Poor Fleet sometimes imagines he sees distress flares out to sea - not the most helpful delusion for a lighthouse keeper. But then ships seldom pass this way, just as well since the light is not always reliable.

Also on the island lives cheerfully insolent assistant keeper Harry Stanley (Rohan Nichol) his unfriendly wife Alma (Essie David), and three children including the youngest girl Nettie (Annie Martin), a child of gloom who collects her scabs in a box. Meredith hit with the Pollyanna stick and tries to make the best of everything including her sour disciplinarian Uncle George.

We learn slowly, since the pace isn’t on fire at this stage, why Meredith remains single and sticks with her difficult Uncle. Here it gets a bit woolly round the edges. There’s a missing sheep, a long seduction scene and some rough sex (verging on Dickensian with thunder, lightning, and death) heralding a new era for Meredith. However things are never quite simple and a violent hurricane seems set on demolishing the lighthouse and, more seriously for Meredith, the outside toilet.

The characters belong in the stereotyped box, plucked more from a Victorian melodrama than real life. The implausible scenario of a building passion between the philandering Harry and the timid Meredith seems unlikely. Considering Harry’s family lives right next door, it could hardly go unnoticed in such close confinement. All might have been more palatable if told in 90 minutes, unfortunately the movie meanders for considerably longer.

Not to say the cast don’t try hard, indeed Barry Otto (Three Blind Mice) provides a suitably spiky performance, and Miranda Otto (Lord of the Rings) reminds me of Anna Maxwell Martin’s gentle reading of Esther Summerson in the BBC’s Bleak House. Martin Csokas (The Bourne Supremacy) is surly and gruff making a good foil for chirpy Miranda, while Rohan Nichol (Fool’s Gold) provides your typical outback Aussie bloke.

Written and directed by Shirley Barrett (Love Serenade), South Solitary is well-intentioned if a tad self indulgent, some fine tuning at the editing bench would make a big difference.
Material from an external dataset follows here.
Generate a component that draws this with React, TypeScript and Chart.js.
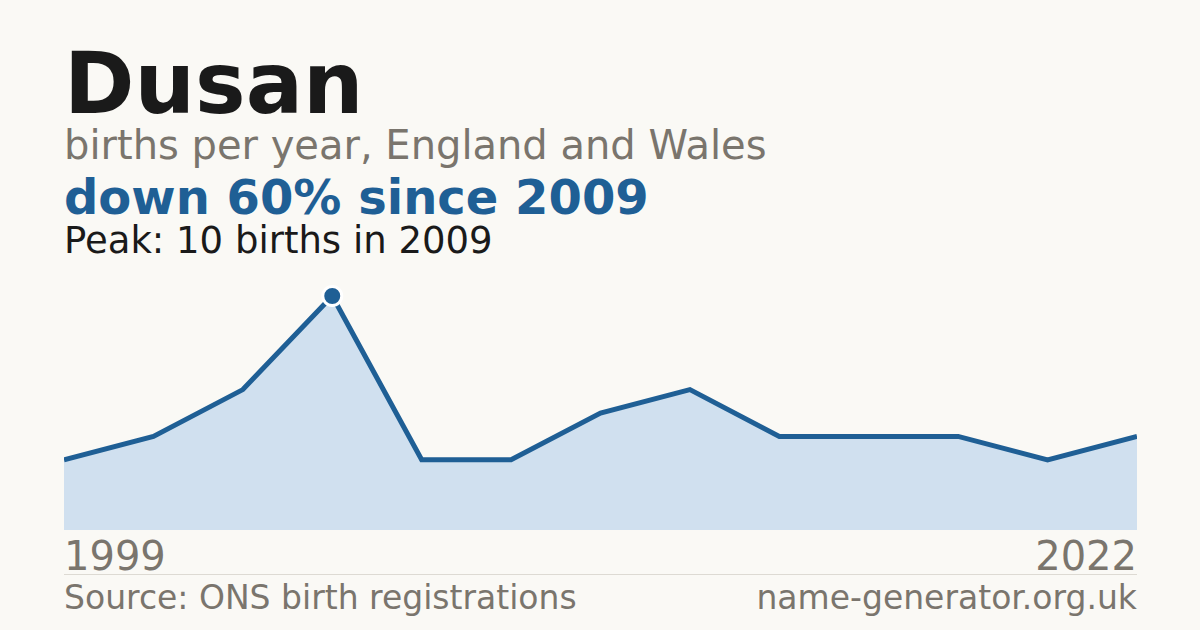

The feeling of isolation much enhanced by atmospheric cinematography, the haunting images of the sepulchral island are a credit to Anna Howard’s incisive camera. Worthy of mention the appropriate music track by Mary Finsterer using harp so effectively.

Those with patience or interest in lighthouses, may be rewarded by this window on the isolated life of keepers working in difficult conditions to tend those warning beacons.